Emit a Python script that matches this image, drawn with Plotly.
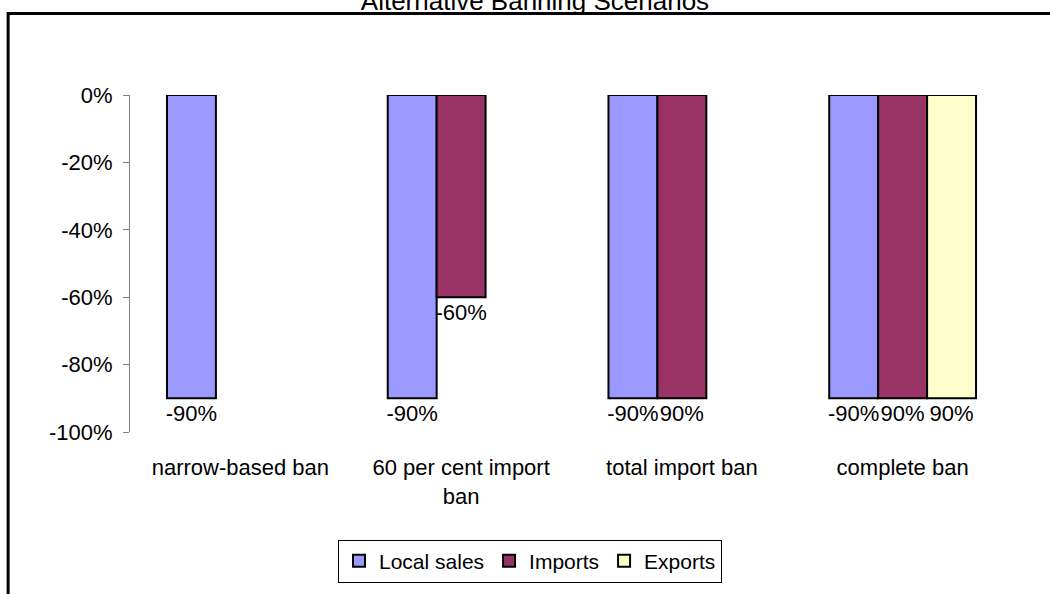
import plotly.graph_objects as go

categories = ["narrow-based ban", "60 per cent import ban", "total import ban", "complete ban"]
category_labels = ["narrow-based ban", "60 per cent import<br>ban", "total import ban", "complete ban"]
local_sales = [-90, -90, -90, -90]
imports = [None, -60, -90, -90]
exports = [None, None, None, -90]
local_labels = ["-90%", "-90%", "-90%", "-90%"]
imports_labels = ["", "-60%", "90%", "90%"]
exports_labels = ["", "", "", "90%"]
y_tickvals = [0, -20, -40, -60, -80, -100]
y_ticktext = ["0%", "-20%", "-40%", "-60%", "-80%", "-100%"]

FONT = "Liberation Sans, Arial, sans-serif"
FS = 22

fig = go.Figure()
series = [
    ("Local sales", local_sales, local_labels, "#9999FF"),
    ("Imports", imports, imports_labels, "#993366"),
    ("Exports", exports, exports_labels, "#FFFFCC"),
]
for name, vals, labels, color in series:
    fig.add_trace(go.Bar(
        name=name, x=categories, y=vals, text=labels,
        textposition="outside", constraintext="none", cliponaxis=False,
        textfont=dict(family=FONT, size=FS, color="black"),
        marker=dict(color=color, line=dict(color="black", width=2)),
        hoverinfo="x+y",
    ))

n = len(categories)
boundaries = [i - 0.5 for i in range(n + 1)]

fig.update_layout(
    width=1050, height=594,
    paper_bgcolor="white", plot_bgcolor="white",
    font=dict(family=FONT, size=FS, color="black"),
    barmode="group", bargap=0.335, bargroupgap=0,
    margin=dict(l=130, r=37, t=95, b=160),
    title=dict(text="Alternative Banning Scenarios", x=0.5095, xanchor="center",
               y=1 - 10 / 594, yanchor="bottom", yref="container", pad=dict(t=0, b=0),
               font=dict(family=FONT, size=26, color="black")),
    xaxis=dict(
        type="category", categoryorder="array", categoryarray=categories,
        range=[-0.5, n - 0.5],
        tickvals=categories, ticktext=category_labels,
        showline=False, ticks="", showgrid=False, zeroline=False,
        ticklabelstandoff=20,
        tickfont=dict(family=FONT, size=FS, color="black"),
    ),
    xaxis2=dict(
        overlaying="x", side="top", anchor="y", type="linear",
        range=[-0.5, n - 0.5], tickvals=boundaries,
        showline=True, linecolor="#808080", linewidth=1,
        ticks="inside", ticklen=7, tickcolor="#808080", tickwidth=1,
        showticklabels=False, showgrid=False, zeroline=False,
    ),
    yaxis=dict(
        range=[-100, 0], tickvals=y_tickvals, ticktext=y_ticktext,
        showline=True, linecolor="#808080", linewidth=1,
        ticks="outside", ticklen=6, tickcolor="#808080",
        ticklabelstandoff=6,
        showgrid=False, zeroline=False,
        tickfont=dict(family=FONT, size=FS, color="black"),
    ),
    legend=dict(
        orientation="h", x=0.453, xanchor="center", y=-0.319, yanchor="top",
        bordercolor="black", borderwidth=1,
        font=dict(family=FONT, size=21, color="black"),
        traceorder="normal", itemwidth=30,
    ),
    shapes=[dict(type="rect", xref="paper", yref="paper",
                 x0=-0.138, x1=1.2, y0=-0.6, y1=1.242,
                 line=dict(color="black", width=3), fillcolor="rgba(0,0,0,0)")],
)

fig.write_html("out.html", config={"displayModeBar": False},
               post_script="document.body.style.margin='0';")
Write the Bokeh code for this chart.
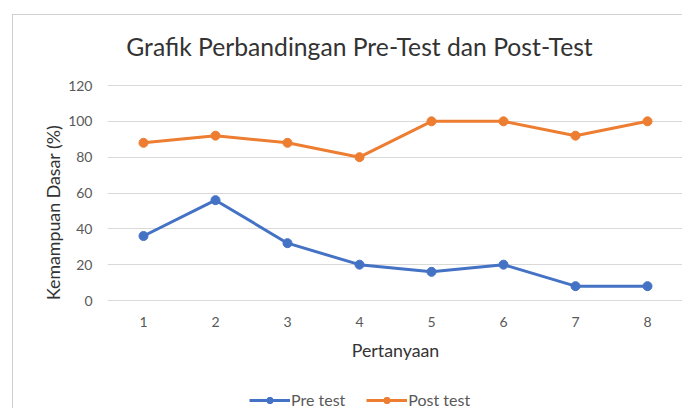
from bokeh.plotting import figure
from bokeh.models import Range1d, FixedTicker, Legend, LegendItem, Label
from bokeh.embed import file_html
from bokeh.resources import INLINE

# ---- data ----
questions = [1, 2, 3, 4, 5, 6, 7, 8]
pre_test = [36, 56, 32, 20, 16, 20, 8, 8]
post_test = [88, 92, 88, 80, 100, 100, 92, 100]
y_ticks = [0, 20, 40, 60, 80, 100, 120]
series_names = ["Pre test", "Post test"]
title_text = "Grafik Perbandingan Pre-Test dan Post-Test"
x_title = "Pertanyaan"
y_title = "Kemampuan Dasar (%)"

FONT = "Lato"
BLUE = "#4472C4"
ORANGE = "#ED7D31"
GRID = "#D9D9D9"
TICK = "#595959"

# ---- geometry ----
W, H = 670, 394
TOP = 70                 # pixels above the 0..120 value area
VALUE_AREA_PX = 215      # height of the 0..120 value area
y_max = y_ticks[-1]
units_per_px = y_max / VALUE_AREA_PX
# the frame covers the whole canvas height so that the title, tick labels,
# axis title and legend sit inside it (annotations are clipped to the frame)
y_top = y_max + TOP * units_per_px
y_min = y_max - (H - TOP) * units_per_px

p = figure(width=W, height=H, output_backend="svg", toolbar_location=None,
           x_range=Range1d(0.5, 8.5), y_range=Range1d(y_min, y_top),
           min_border_left=94, min_border_right=0,
           min_border_top=0, min_border_bottom=0)
p.margin = (14, 0, 0, 12)
p.styles = {"border-top": "1px solid #D0D0D0", "border-left": "1px solid #D0D0D0"}
p.outline_line_color = None
p.background_fill_color = "white"
p.border_fill_color = "white"

p.xgrid.grid_line_color = None
p.ygrid.grid_line_color = GRID
p.ygrid.grid_line_width = 1

p.yaxis.ticker = FixedTicker(ticks=y_ticks)
p.yaxis.bounds = (y_ticks[0], y_ticks[-1])
p.xaxis.ticker = FixedTicker(ticks=questions)
p.xaxis.fixed_location = 0
for ax in (p.xaxis, p.yaxis):
    ax.axis_line_color = None
    ax.major_tick_line_color = None
    ax.minor_tick_line_color = None
    ax.major_tick_out = 0
    ax.major_tick_in = 0
    ax.major_label_text_font = FONT
    ax.major_label_text_font_size = "14px"
    ax.major_label_text_color = TICK
    ax.axis_label_text_font = FONT
    ax.axis_label_text_font_size = "17.8px"
    ax.axis_label_text_font_style = "normal"
    ax.axis_label_text_color = "#333333"
p.yaxis.major_label_standoff = 15
p.xaxis.major_label_standoff = 16
p.xaxis.axis_label = x_title
p.yaxis.axis_label = y_title
p.xaxis.axis_label_standoff = 9
p.yaxis.axis_label_standoff = 1

l1 = p.line(questions, pre_test, line_width=3, color=BLUE)
s1 = p.scatter(questions, pre_test, size=9, color=BLUE)
l2 = p.line(questions, post_test, line_width=3, color=ORANGE)
s2 = p.scatter(questions, post_test, size=9, color=ORANGE)

# chart title: centred about 39 px above the top of the value area
p.add_layout(Label(x=4.0, y=y_max + 39.5 * units_per_px, text=title_text,
                   text_align="center", text_baseline="middle",
                   text_font=FONT, text_font_size="24.7px",
                   text_color="#333333"))

legend = Legend(items=[LegendItem(label=series_names[0], renderers=[l1, s1]),
                       LegendItem(label=series_names[1], renderers=[l2, s2])],
                orientation="horizontal", location=(142, 0),
                glyph_width=41, glyph_height=16, label_height=16,
                label_standoff=1, spacing=21, padding=0, margin=0,
                border_line_color=None, background_fill_alpha=0,
                label_text_font=FONT, label_text_font_size="16px",
                label_text_color=TICK)
p.add_layout(legend)

open("out.html", "w").write(file_html(p, INLINE))
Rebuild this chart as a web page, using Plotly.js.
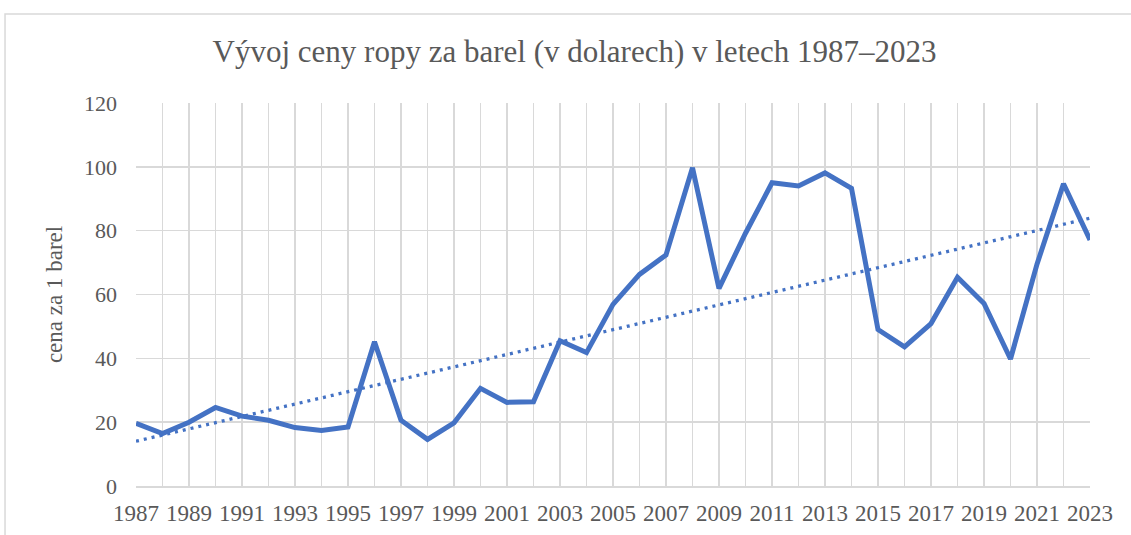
<!DOCTYPE html>
<html><head><meta charset="utf-8">
<script src="https://cdn.plot.ly/plotly-3.0.1.min.js"></script>
<style>html,body{margin:0;padding:0;background:#fff}#chart{width:1131px;height:535px}</style>
</head><body><div id="chart"></div>
<script>
const years = [];
for (let y = 1987; y <= 2023; y++) years.push(y);
const prices = [19.6, 16.4, 20.0, 24.6, 21.9, 20.6, 18.3, 17.4, 18.5, 45.2,
  20.6, 14.6, 19.8, 30.6, 26.2, 26.4, 45.5, 41.8, 56.9, 66.3,
  72.4, 99.7, 61.9, 79.2, 95.0, 94.0, 98.1, 93.3, 49.0, 43.6,
  50.9, 65.4, 57.2, 39.8, 69.5, 94.7, 77.1];
const tickYears = years.filter(y => (y - 1987) % 2 === 0);

// linear trendline (least squares), as in the original chart
const n = years.length;
const mx = years.reduce((a,b)=>a+b,0)/n;
const my = prices.reduce((a,b)=>a+b,0)/n;
let sxy = 0, sxx = 0;
for (let i = 0; i < n; i++) { sxy += (years[i]-mx)*(prices[i]-my); sxx += (years[i]-mx)**2; }
const slope = sxy/sxx, icpt = my - slope*mx;
const trend = years.map(y => icpt + slope*y);

const font = '"Liberation Serif", "Times New Roman", serif';
const data = [
  {x: years, y: trend, mode: 'lines', line: {color: '#4472C4', width: 3.3, dash: '3px,5px'}, hoverinfo: 'skip'},
  {x: years, y: prices, mode: 'lines', line: {color: '#4472C4', width: 5}}
];
const layout = {
  width: 1131, height: 535,
  margin: {l: 136, r: 41, t: 103, b: 49},
  paper_bgcolor: '#fff', plot_bgcolor: '#fff',
  showlegend: false,
  font: {family: font, color: '#595959'},
  title: {text: 'Vývoj ceny ropy za barel (v dolarech) v letech 1987–2023',
    font: {family: font, size: 31, color: '#595959'}, x: 0.508, xanchor: 'center', y: 0.905, yanchor: 'middle'},
  xaxis: {range: [1987, 2023], tickmode: 'array', tickvals: tickYears, ticktext: tickYears.map(String),
    showgrid: true, gridcolor: '#d9d9d9', gridwidth: 1.5,
    minor: {dtick: 1, tick0: 1987, showgrid: true, gridcolor: '#d9d9d9', gridwidth: 1.5},
    showline: true, linecolor: '#d9d9d9', linewidth: 1.5, zeroline: false,
    tickfont: {family: font, size: 23, color: '#595959'}, ticks: '', ticklabelstandoff: 6},
  yaxis: {range: [0, 120], dtick: 20, tick0: 0, showgrid: true, gridcolor: '#d9d9d9', gridwidth: 1.5,
    zeroline: false, showline: false, ticks: '', ticklabelstandoff: 18,
    tickfont: {family: font, size: 22, color: '#595959'},
    title: {text: 'cena za 1 barel', font: {family: font, size: 23, color: '#595959'}, standoff: 14}},
  shapes: [{type: 'rect', xref: 'paper', yref: 'paper', x0: -0.1373, x1: 1.06, y0: -0.2, y1: 1.2324,
    line: {color: '#d9d9d9', width: 1.5}, fillcolor: 'rgba(0,0,0,0)', layer: 'below'}]
};
Plotly.newPlot('chart', data, layout, {staticPlot: true});
</script></body></html>
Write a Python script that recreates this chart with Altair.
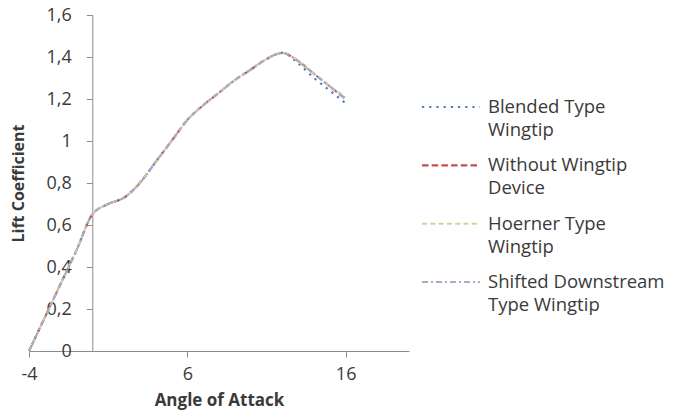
import altair as alt
import pandas as pd

angles = list(range(-4, 17))
blended = [0.00, 0.16, 0.32, 0.48, 0.65, 0.70, 0.73, 0.80, 0.90, 1.00, 1.10, 1.17, 1.23, 1.29, 1.34, 1.39, 1.42, 1.37, 1.30, 1.24, 1.18]
without = [0.00, 0.16, 0.32, 0.48, 0.65, 0.70, 0.73, 0.80, 0.90, 1.00, 1.10, 1.17, 1.23, 1.29, 1.34, 1.39, 1.42, 1.38, 1.32, 1.26, 1.20]
hoerner = [0.00, 0.16, 0.32, 0.48, 0.65, 0.70, 0.73, 0.80, 0.90, 1.00, 1.10, 1.17, 1.23, 1.29, 1.34, 1.39, 1.42, 1.38, 1.32, 1.26, 1.21]
shifted = [0.00, 0.16, 0.32, 0.48, 0.65, 0.70, 0.73, 0.80, 0.90, 1.00, 1.10, 1.17, 1.23, 1.29, 1.34, 1.39, 1.42, 1.38, 1.32, 1.26, 1.20]

series_names = ["Blended Type\nWingtip", "Without Wingtip\nDevice", "Hoerner Type\nWingtip", "Shifted Downstream\nType Wingtip"]
series_values = [blended, without, hoerner, shifted]
series_colors = ["#4F7FC0", "#C0504D", "#D9CFA3", "#A3AFC6"]
series_dash = [[2.2, 5], [6.5, 3.2], [5, 3.3], [6, 3, 2, 3]]
series_widths = [2.2, 2, 1.2, 1.5]
draw_order = [2, 3, 0, 1]

x_ticks = [-4, 6, 16]
y_ticks = [0, 0.2, 0.4, 0.6, 0.8, 1.0, 1.2, 1.4, 1.6]

rows = []
for i, (name, vals) in enumerate(zip(series_names, series_values)):
    for a, v in zip(angles, vals):
        rows.append({"angle": a, "cl": v, "series": name, "z": draw_order[i]})
df = pd.DataFrame(rows)
leg_df = pd.DataFrame({"series": series_names, "idx": list(range(len(series_names)))})

FONT = "Open Sans"
TXT = "#3A3A3A"

color_enc = alt.Color("series:N", scale=alt.Scale(domain=series_names, range=series_colors), legend=None)
dash_enc = alt.StrokeDash("series:N", scale=alt.Scale(domain=series_names, range=series_dash), legend=None)
width_enc = alt.StrokeWidth("series:N", scale=alt.Scale(domain=series_names, range=series_widths), legend=None)

lines = alt.Chart(df).mark_line(interpolate="monotone").encode(
    x=alt.X("angle:Q",
            scale=alt.Scale(domain=[-4, 20], nice=False, zero=False),
            axis=alt.Axis(values=x_ticks, title="Angle of Attack", grid=False,
                          tickSize=6, labelPadding=8, titlePadding=9, labelFlush=False,
                          labelFontSize=18, titleFontSize=17, titleFontWeight="bold",
                          labelExpr="datum.value < 0 ? '-' + abs(datum.value) : '' + datum.value")),
    y=alt.Y("cl:Q",
            scale=alt.Scale(domain=[0, 1.6], nice=False),
            axis=alt.Axis(values=y_ticks, title="Lift Coefficient", grid=False,
                          offset=-63.3, tickSize=6, labelPadding=15, titlePadding=20,
                          labelFontSize=18, titleFontSize=16, titleFontWeight="bold",
                          labelExpr="replace(format(datum.value, '.1~f'), '.', ',')")),
    color=color_enc,
    strokeDash=dash_enc,
    strokeWidth=width_enc,
    detail="z:O",
)

leg_y = alt.Y("idx:Q", scale=alt.Scale(domain=[0, 3], range=[92, 267]), axis=None)

leg_rules = alt.Chart(leg_df).mark_rule().encode(
    x=alt.value(393), x2=alt.value(451), y=leg_y,
    color=color_enc, strokeDash=dash_enc, strokeWidth=width_enc,
)

leg_text = alt.Chart(leg_df).mark_text(
    align="left", baseline="alphabetic", dy=6, lineBreak="\n", lineHeight=23,
    fontSize=18.5, font=FONT, color=TXT,
).encode(x=alt.value(459), y=leg_y, text="series:N")

chart = alt.layer(lines, leg_rules, leg_text).resolve_scale(
    y="independent"
).properties(
    width=380, height=336,
    background="white",
    autosize=alt.AutoSizeParams(type="none"),
    padding={"left": 21, "top": 7, "right": 256, "bottom": 61},
).configure_view(stroke=None, strokeWidth=0).configure_axis(
    domainColor="#8C8C8C", tickColor="#8C8C8C", labelColor=TXT, titleColor=TXT,
    labelFont=FONT, titleFont=FONT,
)

chart.save("out.html", embed_options={"renderer": "svg", "actions": False})
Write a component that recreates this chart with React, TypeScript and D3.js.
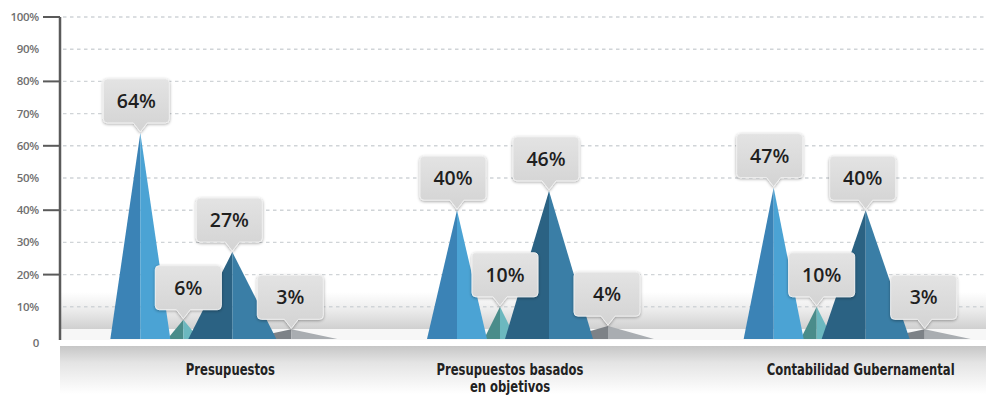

Goal: Copy exactly, and copy only, the lines from the one with "Write a Python" to the one with "import pandas as pd", ends included. Pictures are not part of the copy.

Written reply:
Write a Python script that recreates this chart with Altair.
import altair as alt
import pandas as pd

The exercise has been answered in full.